Taiwan has reported a rise in Chinese military activity over the past week, as dozens of fighters, drones, bombers and other aircraft, as well as warships, have operated around it.
China, which views democratically governed Taiwan as its own territory, has in recent years regularly carried out such drills around the island in seeking to assert its sovereignty claims and pressure Taipei.
“Our initial analysis is that they are doing joint drills in September, including land, sea, air and amphibious,” Defence Minister Chiu Kuo-cheng told reporters at parliament.
The “recent enemy situation is quite abnormal,” he added.
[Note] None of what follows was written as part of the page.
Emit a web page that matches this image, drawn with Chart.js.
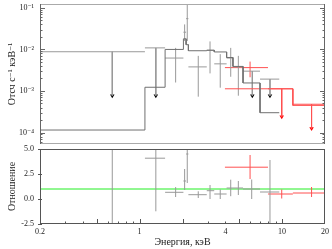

The comments followed an unusual statement from the defense ministry on Thursday, that it was keeping watch on Chinese activities near Dacheng Bay in the southern province of Fujian facing Taiwan.
This is an area where Taiwan security sources say China performs landing drills.
China has not said anything about the drills around Taiwan, and its defence ministry did not respond to two requests for comment.
Chiu said releasing the information about Dacheng Bay was in line with his ministry’s principle of telling people what was happening.
China carried out landing drills in Dacheng Bay in September last year and the year before that, said Chieh Chung, a military researcher at Taiwan’s National Policy Foundation think tank.
Those exercises featured civilian ships with equipment practicing “dockless unloading”, to simulate a situation in which they might need to land after port facilities are knocked out of action or destroyed, Chieh said.
However, China would be hard pressed to carry out a frontal, amphibious invasion of the island, given geographic difficulties, a senior U.S. defense official told Congress on Tuesday.
Last week China also dispatched more than 100 naval ships on regional exercises, in areas such as strategic waters in the South China Sea and off Taiwan’s northeast coast, a regional security official told Reuters on condition of anonymity as they were not authorized to speak to the media.
China traditionally performs large-scale exercises in the period from July to September, Taiwan’s defense ministry has said previously.
Earlier on Friday, the ministry said it had detected 24 Chinese air force aircraft entering Taiwan’s air defense zone over the previous 24 hours, with at least 17 crossing the median line of the Taiwan Strait, according to a map it published.
The median line used to serve as an unofficial barrier between the two sides until China’s air force began regularly crossing it last year.